There is a debate about what the best set of licenses actually looks like. We're looking into that now and everything software release wise will be updated to provide people with the access to code. There is a chance we may design a completely new license from scratch with the input of trusted legal resources.


Once we have the software distribution model working within a reasonable control threashold, we're going to release more of it to everyone. Before that happens we'll have to negotiate some discounted cloud rates that help us manage costs for the extended future if we end up self hosting all of our own assets. It would be great to get 12-16 additional clouds set up before a public roll out to handle distribution of assets such as software packages.

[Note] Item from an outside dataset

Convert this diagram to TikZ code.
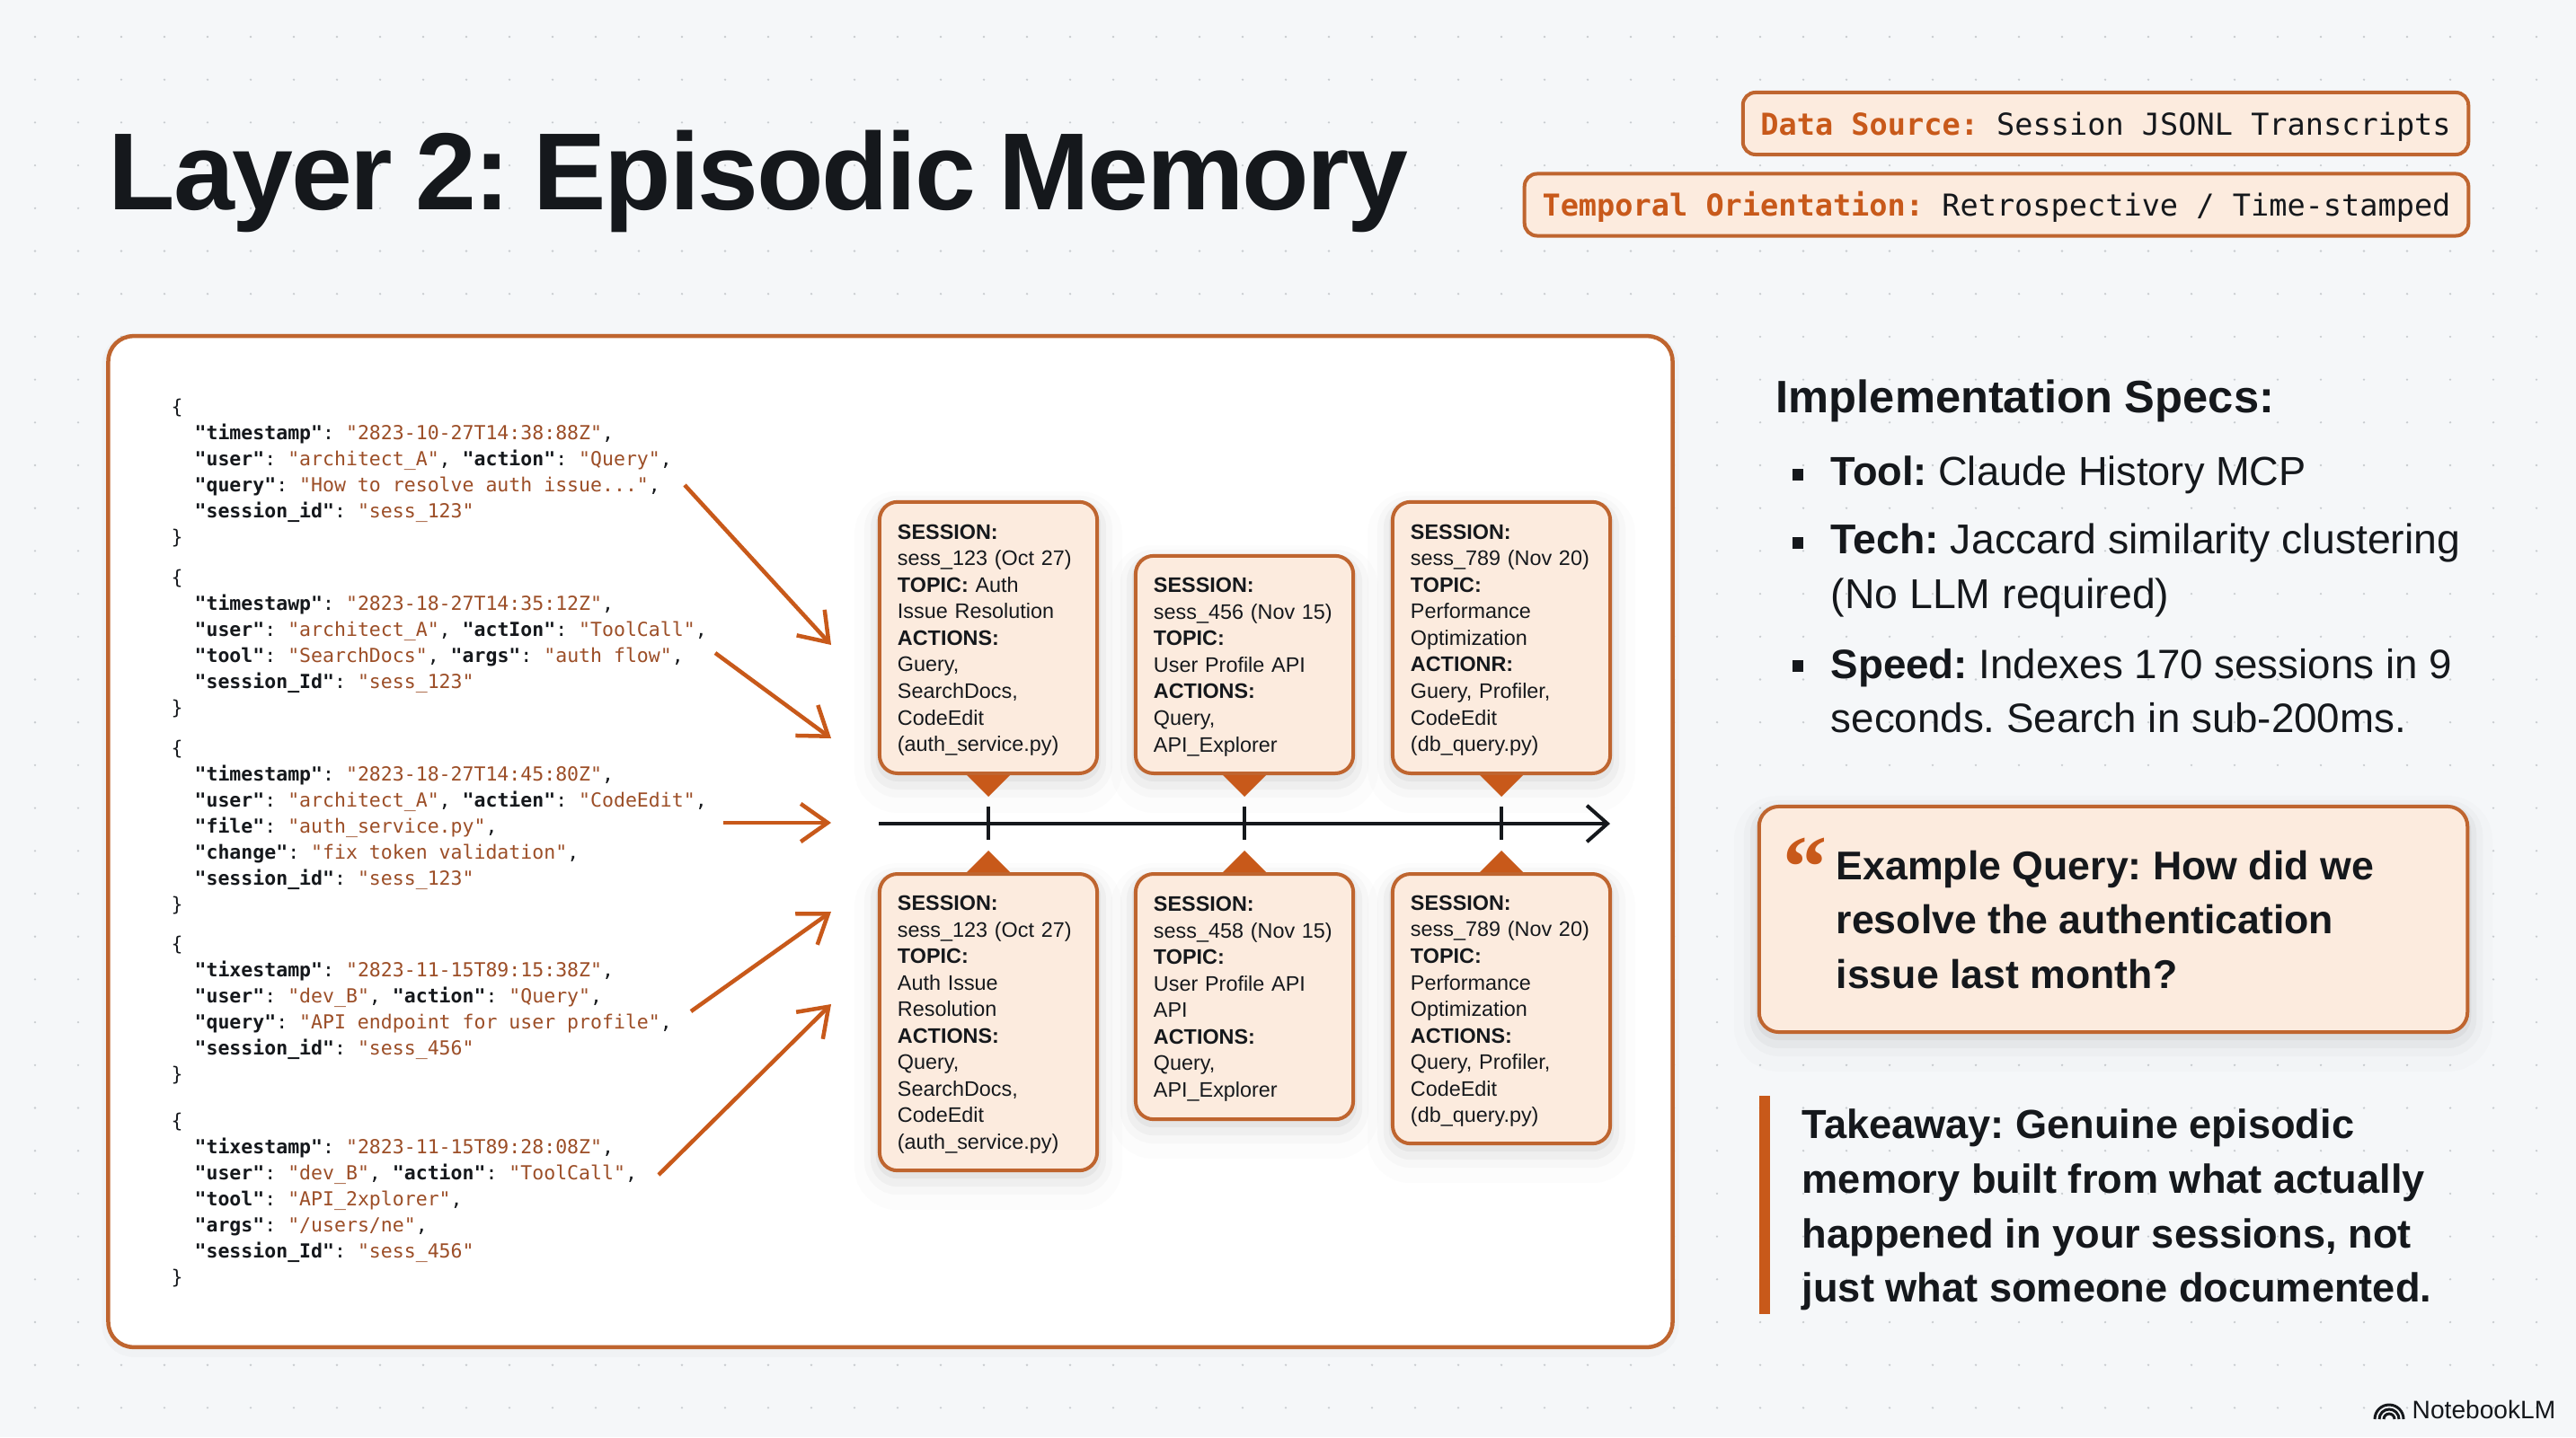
\documentclass[tikz,border=0pt]{standalone}
\usepackage{fontspec}
\setmainfont{Liberation Sans}
\newfontfamily\jsonfont{DejaVu Sans Mono}
\newfontfamily\titlefont[LetterSpace=-1.9,WordSpace=0.8]{Liberation Sans}
\newfontfamily\quotefont{Liberation Serif}
\usetikzlibrary{arrows.meta}
\definecolor{pagebg}{HTML}{F5F7F9}
\definecolor{griddot}{HTML}{C8CCD0}
\definecolor{rust}{HTML}{C8591A}
\definecolor{rustline}{HTML}{BF652F}
\definecolor{peach}{HTML}{FCEBDE}
\definecolor{jsonval}{HTML}{9C4E27}
\definecolor{inkc}{HTML}{15181C}
\newcommand{\fsz}[2]{\fontsize{#1}{#2}\selectfont}
\newcommand{\jk}[1]{{\bfseries\color{inkc}#1}}
\newcommand{\jv}[1]{{\color{jsonval}#1}}
\newcommand{\jin}{\phantom{xx}}
\newcommand{\hd}[1]{\textbf{#1}}
\frenchspacing
\tikzset{
  softshade/.style={
    preaction={draw=black,draw opacity=.012,line width=.56cm,transform canvas={yshift=-.16cm}},
    preaction={draw=black,draw opacity=.02,line width=.34cm,transform canvas={yshift=-.1cm}},
    preaction={draw=black,draw opacity=.03,line width=.2cm,transform canvas={yshift=-.08cm}},
    preaction={draw=black,draw opacity=.04,line width=.08cm,transform canvas={yshift=-.05cm}}},
  badge/.style={draw=rustline,fill=peach,line width=.04cm,rounded corners=.14cm,
    minimum height=.69cm,inner sep=0pt,text height=.31cm,text depth=.06cm,font=\jsonfont\fsz{9.55}{11}},
  sessbox/.style={draw=rustline,fill=peach,line width=.04cm,rounded corners=.2cm,softshade,
    minimum width=2.42cm,text width=2.02cm,align=left,inner xsep=.2cm,inner ysep=0pt,
    text=inkc,font=\fsz{6.65}{8.4},execute at begin node={\rule{0pt}{6.2pt}}},
  jsonrec/.style={anchor=west,align=left,inner sep=0pt,text=inkc,font=\jsonfont\fsz{6.12}{8.25}},
  feed/.style={draw=rust,line width=.045cm,-{Straight Barb[length=8.5pt,width=12pt]}},
  spec/.style={anchor=west,align=left,inner sep=0pt,text=inkc,font=\fsz{13.1}{17.1}},
  bulletmark/.style={fill=inkc,minimum width=.12cm,minimum height=.13cm,inner sep=0pt},
  pullout/.style={anchor=west,align=left,inner sep=0pt,text=inkc,font=\bfseries\fsz{12.7}{17.2}}
}
\begin{document}
\begin{tikzpicture}[x=0.01cm,y=-0.01cm]
    \useasboundingbox (0,0) rectangle (2867,1600);
    \fill[pagebg] (0,0) rectangle (2867,1600);
    \fill[griddot] \foreach \i in {0,...,59} {\foreach \j in {0,...,32} {(39+\i*48,41+\j*47.7) circle [radius=1.3]}};

    \node[anchor=base west,inner sep=0pt,text=inkc,font=\titlefont\bfseries\fsz{34.7}{40}] (title) at (120,234) {Layer 2: Episodic Memory};

    \node[badge,minimum width=8.07cm] (source) at (2343.5,137.5) {\textcolor{rust}{\bfseries Data Source:} \textcolor{inkc}{Session JSONL Transcripts}};
    \node[badge,minimum width=10.5cm] (temporal) at (2222,228) {\textcolor{rust}{\bfseries Temporal Orientation:} \textcolor{inkc}{Retrospective / Time-stamped}};

    \node[draw=rustline,fill=white,line width=.045cm,rounded corners=.28cm,minimum width=17.40cm,minimum height=11.25cm,
      preaction={draw=black,draw opacity=.02,line width=.14cm,transform canvas={yshift=-.04cm}}] (panel) at (991,937) {};

    \node[jsonrec] (rec1) at (190,527) {\{\\
      \jin\jk{"timestamp"}: \jv{"2823-10-27T14:38:88Z"},\\
      \jin\jk{"user"}: \jv{"architect\_A"}, \jk{"action"}: \jv{"Query"},\\
      \jin\jk{"query"}: \jv{"How to resolve auth issue..."},\\
      \jin\jk{"session\_id"}: \jv{"sess\_123"}\\
      \}};
    \node[jsonrec] (rec2) at (190,717) {\{\\
      \jin\jk{"timestawp"}: \jv{"2823-18-27T14:35:12Z"},\\
      \jin\jk{"user"}: \jv{"architect\_A"}, \jk{"actIon"}: \jv{"ToolCall"},\\
      \jin\jk{"tool"}: \jv{"SearchDocs"}, \jk{"args"}: \jv{"auth flow"},\\
      \jin\jk{"session\_Id"}: \jv{"sess\_123"}\\
      \}};
    \node[jsonrec] (rec3) at (190,921) {\{\\
      \jin\jk{"timestamp"}: \jv{"2823-18-27T14:45:80Z"},\\
      \jin\jk{"user"}: \jv{"architect\_A"}, \jk{"actien"}: \jv{"CodeEdit"},\\
      \jin\jk{"file"}: \jv{"auth\_service.py"},\\
      \jin\jk{"change"}: \jv{"fix token validation"},\\
      \jin\jk{"session\_id"}: \jv{"sess\_123"}\\
      \}};
    \node[jsonrec] (rec4) at (190,1125) {\{\\
      \jin\jk{"tixestamp"}: \jv{"2823-11-15T89:15:38Z"},\\
      \jin\jk{"user"}: \jv{"dev\_B"}, \jk{"action"}: \jv{"Query"},\\
      \jin\jk{"query"}: \jv{"API endpoint for user profile"},\\
      \jin\jk{"session\_id"}: \jv{"sess\_456"}\\
      \}};
    \node[jsonrec] (rec5) at (190,1336) {\{\\
      \jin\jk{"tixestamp"}: \jv{"2823-11-15T89:28:08Z"},\\
      \jin\jk{"user"}: \jv{"dev\_B"}, \jk{"action"}: \jv{"ToolCall"},\\
      \jin\jk{"tool"}: \jv{"API\_2xplorer"},\\
      \jin\jk{"args"}: \jv{"/users/ne"},\\
      \jin\jk{"session\_Id"}: \jv{"sess\_456"}\\
      \}};

    \coordinate (f1a) at (762,540);   \coordinate (f1b) at (925,718);
    \coordinate (f2a) at (796,727);   \coordinate (f2b) at (925,822);
    \coordinate (f3a) at (805,916);   \coordinate (f3b) at (925,916);
    \coordinate (f4a) at (769,1126);  \coordinate (f4b) at (925,1015);
    \coordinate (f5a) at (733,1308);  \coordinate (f5b) at (925,1118);
    \foreach \k in {1,...,5} \draw[feed] (f\k a)--(f\k b);

    \node[sessbox,anchor=south,minimum height=3.02cm] (up1) at (1100,863) {\hd{SESSION:}\\sess\_123 (Oct 27)\\\hd{TOPIC:} Auth\\Issue Resolution\\\hd{ACTIONS:}\\Guery,\\SearchDocs,\\CodeEdit\\(auth\_service.py)};
    \node[sessbox,anchor=south,minimum height=2.42cm] (up2) at (1385,863) {\hd{SESSION:}\\sess\_456 (Nov 15)\\\hd{TOPIC:}\\User Profile API\\\hd{ACTIONS:}\\Query,\\API\_Explorer};
    \node[sessbox,anchor=south,minimum height=3.02cm] (up3) at (1671,863) {\hd{SESSION:}\\sess\_789 (Nov 20)\\\hd{TOPIC:}\\Performance\\Optimization\\\hd{ACTIONR:}\\Guery, Profiler,\\CodeEdit\\(db\_query.py)};

    \node[sessbox,anchor=north,minimum height=3.30cm] (lo1) at (1100,971) {\hd{SESSION:}\\sess\_123 (Oct 27)\\\hd{TOPIC:}\\Auth Issue\\Resolution\\\hd{ACTIONS:}\\Query,\\SearchDocs,\\CodeEdit\\(auth\_service.py)};
    \node[sessbox,anchor=north,minimum height=2.73cm] (lo2) at (1385,971) {\hd{SESSION:}\\sess\_458 (Nov 15)\\\hd{TOPIC:}\\User Profile API\\API\\\hd{ACTIONS:}\\Query,\\API\_Explorer};
    \node[sessbox,anchor=north,minimum height=3.0cm] (lo3) at (1671,971) {\hd{SESSION:}\\sess\_789 (Nov 20)\\\hd{TOPIC:}\\Performance\\Optimization\\\hd{ACTIONS:}\\Query, Profiler,\\CodeEdit\\(db\_query.py)};

    \coordinate (axisA) at (978,917);
    \coordinate (axisB) at (1792,917);
    \draw[draw=inkc,line width=.04cm,-{Straight Barb[length=6.5pt,width=11.5pt]}] (axisA)--(axisB);
    \foreach \x in {1100,1385,1671} {
      \draw[inkc,line width=.035cm] (\x,898)--(\x,935);
      \fill[rust] (\x-24,863)--(\x+24,863)--(\x,887)--cycle;
      \fill[rust] (\x-24,971)--(\x+24,971)--(\x,947)--cycle;
    }

    \node[anchor=base west,inner sep=0pt,text=inkc,font=\bfseries\fsz{14.4}{17}] (specs) at (1976,459) {Implementation Specs:};
    \node[bulletmark] (b1) at (2001,528) {};
    \node[bulletmark] (b2) at (2001,604) {};
    \node[bulletmark] (b3) at (2001,741) {};
    \node[spec,font=\fsz{12.85}{17.1}] (tool) at (2037,529) {\textbf{Tool:} Claude History MCP};
    \node[spec,font=\fsz{13.2}{17.1}] (tech) at (2037,635) {\textbf{Tech:} Jaccard similarity clustering\\(No LLM required)};
    \node[spec,font=\fsz{13}{17.1}] (speed) at (2037,769) {\textbf{Speed:} Indexes 170 sessions in 9\\seconds. Search in sub-200ms.};

    \node[draw=rustline,fill=peach,line width=.04cm,rounded corners=.22cm,softshade,minimum width=7.88cm,minimum height=2.51cm] (querybox) at (2352,1023.5) {};
    \node[anchor=base west,inner sep=0pt,text=rust,font=\quotefont\bfseries\fsz{28}{28}] (quotemark) at (1984,998) {\textquotedblleft};
    \node[pullout] (querytext) at (2043,1024) {Example Query: How did we\\resolve the authentication\\issue last month?};

    \fill[rust] (1958,1220) rectangle (1970,1463);
    \node[pullout,font=\bfseries\fsz{12.85}{17.3}] (takeaway) at (2005,1347) {Takeaway: Genuine episodic\\memory built from what actually\\happened in your sessions, not\\just what someone documented.};

    \foreach \r in {6,11,16} \draw[inkc,line width=.03cm] (2659-\r,1580) arc [start angle=180,end angle=360,radius=\r];
    \node[anchor=base west,inner sep=0pt,text=inkc,font=\fsz{8}{10}] (brand) at (2684,1579) {NotebookLM};
\end{tikzpicture}
\end{document}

There are standard login portals here now but we're going to be replacing them soon with the udpated methodology of accessing CORE.HOST™. The goal is to have no usernames or passwords at all, but there are ways to set them up once you're active. You'll simply get a key with an experation date. If you use it, you'll be able to set up an account on your own computers and get the valid public/private key store that's attatched to it. So the required I/O transaction code will be open source, but you will need a valid-key to talk to CORE.HOST™.




Summary: Alpha


The alpha was all about talking with many technology professionals about the future of computers and AI. There were many open projects built out during this time - and some custom work was done to think through robotics endpoint management and the future of activity records online.